• _Data lines_

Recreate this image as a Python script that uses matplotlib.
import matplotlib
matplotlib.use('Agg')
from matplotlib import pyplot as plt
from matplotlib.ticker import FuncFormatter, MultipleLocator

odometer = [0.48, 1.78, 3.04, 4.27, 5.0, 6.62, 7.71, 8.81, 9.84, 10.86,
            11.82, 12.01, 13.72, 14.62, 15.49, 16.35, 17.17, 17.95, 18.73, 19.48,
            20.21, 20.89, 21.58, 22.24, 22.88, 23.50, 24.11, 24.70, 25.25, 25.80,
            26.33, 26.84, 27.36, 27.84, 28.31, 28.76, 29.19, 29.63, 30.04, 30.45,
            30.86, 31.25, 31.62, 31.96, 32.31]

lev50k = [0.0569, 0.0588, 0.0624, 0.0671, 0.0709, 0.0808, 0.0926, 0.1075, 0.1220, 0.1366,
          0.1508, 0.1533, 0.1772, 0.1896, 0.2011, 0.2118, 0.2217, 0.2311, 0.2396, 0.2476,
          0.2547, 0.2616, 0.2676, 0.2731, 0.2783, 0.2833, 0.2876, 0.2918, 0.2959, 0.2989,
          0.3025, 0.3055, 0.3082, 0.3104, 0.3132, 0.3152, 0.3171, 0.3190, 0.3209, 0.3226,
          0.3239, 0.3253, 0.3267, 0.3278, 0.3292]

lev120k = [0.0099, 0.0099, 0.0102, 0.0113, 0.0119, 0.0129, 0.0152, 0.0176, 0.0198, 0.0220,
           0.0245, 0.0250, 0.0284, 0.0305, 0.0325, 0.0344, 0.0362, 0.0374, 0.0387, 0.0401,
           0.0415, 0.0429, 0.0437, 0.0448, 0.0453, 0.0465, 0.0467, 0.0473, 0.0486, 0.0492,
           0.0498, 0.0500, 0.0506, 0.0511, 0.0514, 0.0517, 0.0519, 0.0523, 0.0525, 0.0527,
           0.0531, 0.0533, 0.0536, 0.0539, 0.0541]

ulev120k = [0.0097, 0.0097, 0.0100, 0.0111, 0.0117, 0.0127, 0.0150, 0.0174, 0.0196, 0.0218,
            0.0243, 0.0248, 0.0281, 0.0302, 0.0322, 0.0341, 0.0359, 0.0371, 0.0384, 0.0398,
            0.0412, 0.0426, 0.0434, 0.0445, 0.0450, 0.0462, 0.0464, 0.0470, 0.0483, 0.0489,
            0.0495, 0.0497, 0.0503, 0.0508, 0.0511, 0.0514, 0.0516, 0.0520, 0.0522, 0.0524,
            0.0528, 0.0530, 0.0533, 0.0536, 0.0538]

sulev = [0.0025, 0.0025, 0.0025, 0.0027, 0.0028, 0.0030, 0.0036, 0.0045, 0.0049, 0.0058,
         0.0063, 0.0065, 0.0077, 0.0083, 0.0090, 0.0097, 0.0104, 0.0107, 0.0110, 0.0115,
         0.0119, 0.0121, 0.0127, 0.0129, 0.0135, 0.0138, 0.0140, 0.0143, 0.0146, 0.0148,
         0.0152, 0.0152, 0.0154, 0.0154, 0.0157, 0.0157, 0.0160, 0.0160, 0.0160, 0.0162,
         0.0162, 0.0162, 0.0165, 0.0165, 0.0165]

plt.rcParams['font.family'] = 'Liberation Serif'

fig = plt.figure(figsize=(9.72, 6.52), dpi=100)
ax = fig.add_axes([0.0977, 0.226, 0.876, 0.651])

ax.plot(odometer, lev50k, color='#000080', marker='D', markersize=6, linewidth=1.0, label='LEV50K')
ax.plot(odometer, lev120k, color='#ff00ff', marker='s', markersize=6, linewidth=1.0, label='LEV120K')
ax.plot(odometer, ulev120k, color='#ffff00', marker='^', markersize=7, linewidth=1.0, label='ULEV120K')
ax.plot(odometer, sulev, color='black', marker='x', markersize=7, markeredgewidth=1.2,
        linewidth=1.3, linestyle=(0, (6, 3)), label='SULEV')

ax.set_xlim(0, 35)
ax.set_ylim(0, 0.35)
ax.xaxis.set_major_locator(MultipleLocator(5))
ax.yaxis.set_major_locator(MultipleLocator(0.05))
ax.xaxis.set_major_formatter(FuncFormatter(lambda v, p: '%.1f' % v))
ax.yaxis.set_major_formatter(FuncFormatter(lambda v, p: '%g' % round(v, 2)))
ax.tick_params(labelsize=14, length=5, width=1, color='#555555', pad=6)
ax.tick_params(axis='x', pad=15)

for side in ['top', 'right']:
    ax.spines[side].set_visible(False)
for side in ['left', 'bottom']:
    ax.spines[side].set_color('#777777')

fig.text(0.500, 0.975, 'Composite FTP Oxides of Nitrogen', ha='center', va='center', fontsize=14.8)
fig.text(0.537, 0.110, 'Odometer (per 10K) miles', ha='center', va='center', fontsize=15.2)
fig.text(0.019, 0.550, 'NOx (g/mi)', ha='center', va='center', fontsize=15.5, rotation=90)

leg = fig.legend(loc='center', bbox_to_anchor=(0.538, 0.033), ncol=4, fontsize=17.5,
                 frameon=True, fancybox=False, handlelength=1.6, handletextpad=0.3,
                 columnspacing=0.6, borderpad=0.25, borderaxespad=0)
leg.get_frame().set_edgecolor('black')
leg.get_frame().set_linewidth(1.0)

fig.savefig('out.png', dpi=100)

• _Stated task_
Reproduce the material exactly, with every line intact.

• _Exercise response_
Recreate this image as a Python script that uses matplotlib.
import matplotlib
matplotlib.use('Agg')
from matplotlib import pyplot as plt
from matplotlib.ticker import FuncFormatter, MultipleLocator

odometer = [0.48, 1.78, 3.04, 4.27, 5.0, 6.62, 7.71, 8.81, 9.84, 10.86,
            11.82, 12.01, 13.72, 14.62, 15.49, 16.35, 17.17, 17.95, 18.73, 19.48,
            20.21, 20.89, 21.58, 22.24, 22.88, 23.50, 24.11, 24.70, 25.25, 25.80,
            26.33, 26.84, 27.36, 27.84, 28.31, 28.76, 29.19, 29.63, 30.04, 30.45,
            30.86, 31.25, 31.62, 31.96, 32.31]

lev50k = [0.0569, 0.0588, 0.0624, 0.0671, 0.0709, 0.0808, 0.0926, 0.1075, 0.1220, 0.1366,
          0.1508, 0.1533, 0.1772, 0.1896, 0.2011, 0.2118, 0.2217, 0.2311, 0.2396, 0.2476,
          0.2547, 0.2616, 0.2676, 0.2731, 0.2783, 0.2833, 0.2876, 0.2918, 0.2959, 0.2989,
          0.3025, 0.3055, 0.3082, 0.3104, 0.3132, 0.3152, 0.3171, 0.3190, 0.3209, 0.3226,
          0.3239, 0.3253, 0.3267, 0.3278, 0.3292]

lev120k = [0.0099, 0.0099, 0.0102, 0.0113, 0.0119, 0.0129, 0.0152, 0.0176, 0.0198, 0.0220,
           0.0245, 0.0250, 0.0284, 0.0305, 0.0325, 0.0344, 0.0362, 0.0374, 0.0387, 0.0401,
           0.0415, 0.0429, 0.0437, 0.0448, 0.0453, 0.0465, 0.0467, 0.0473, 0.0486, 0.0492,
           0.0498, 0.0500, 0.0506, 0.0511, 0.0514, 0.0517, 0.0519, 0.0523, 0.0525, 0.0527,
           0.0531, 0.0533, 0.0536, 0.0539, 0.0541]

ulev120k = [0.0097, 0.0097, 0.0100, 0.0111, 0.0117, 0.0127, 0.0150, 0.0174, 0.0196, 0.0218,
            0.0243, 0.0248, 0.0281, 0.0302, 0.0322, 0.0341, 0.0359, 0.0371, 0.0384, 0.0398,
            0.0412, 0.0426, 0.0434, 0.0445, 0.0450, 0.0462, 0.0464, 0.0470, 0.0483, 0.0489,
            0.0495, 0.0497, 0.0503, 0.0508, 0.0511, 0.0514, 0.0516, 0.0520, 0.0522, 0.0524,
            0.0528, 0.0530, 0.0533, 0.0536, 0.0538]

sulev = [0.0025, 0.0025, 0.0025, 0.0027, 0.0028, 0.0030, 0.0036, 0.0045, 0.0049, 0.0058,
         0.0063, 0.0065, 0.0077, 0.0083, 0.0090, 0.0097, 0.0104, 0.0107, 0.0110, 0.0115,
         0.0119, 0.0121, 0.0127, 0.0129, 0.0135, 0.0138, 0.0140, 0.0143, 0.0146, 0.0148,
         0.0152, 0.0152, 0.0154, 0.0154, 0.0157, 0.0157, 0.0160, 0.0160, 0.0160, 0.0162,
         0.0162, 0.0162, 0.0165, 0.0165, 0.0165]

plt.rcParams['font.family'] = 'Liberation Serif'

fig = plt.figure(figsize=(9.72, 6.52), dpi=100)
ax = fig.add_axes([0.0977, 0.226, 0.876, 0.651])

ax.plot(odometer, lev50k, color='#000080', marker='D', markersize=6, linewidth=1.0, label='LEV50K')
ax.plot(odometer, lev120k, color='#ff00ff', marker='s', markersize=6, linewidth=1.0, label='LEV120K')
ax.plot(odometer, ulev120k, color='#ffff00', marker='^', markersize=7, linewidth=1.0, label='ULEV120K')
ax.plot(odometer, sulev, color='black', marker='x', markersize=7, markeredgewidth=1.2,
        linewidth=1.3, linestyle=(0, (6, 3)), label='SULEV')

ax.set_xlim(0, 35)
ax.set_ylim(0, 0.35)
ax.xaxis.set_major_locator(MultipleLocator(5))
ax.yaxis.set_major_locator(MultipleLocator(0.05))
ax.xaxis.set_major_formatter(FuncFormatter(lambda v, p: '%.1f' % v))
ax.yaxis.set_major_formatter(FuncFormatter(lambda v, p: '%g' % round(v, 2)))
ax.tick_params(labelsize=14, length=5, width=1, color='#555555', pad=6)
ax.tick_params(axis='x', pad=15)

for side in ['top', 'right']:
    ax.spines[side].set_visible(False)
for side in ['left', 'bottom']:
    ax.spines[side].set_color('#777777')

fig.text(0.500, 0.975, 'Composite FTP Oxides of Nitrogen', ha='center', va='center', fontsize=14.8)
fig.text(0.537, 0.110, 'Odometer (per 10K) miles', ha='center', va='center', fontsize=15.2)
fig.text(0.019, 0.550, 'NOx (g/mi)', ha='center', va='center', fontsize=15.5, rotation=90)

leg = fig.legend(loc='center', bbox_to_anchor=(0.538, 0.033), ncol=4, fontsize=17.5,
                 frameon=True, fancybox=False, handlelength=1.6, handletextpad=0.3,
                 columnspacing=0.6, borderpad=0.25, borderaxespad=0)
leg.get_frame().set_edgecolor('black')
leg.get_frame().set_linewidth(1.0)

fig.savefig('out.png', dpi=100)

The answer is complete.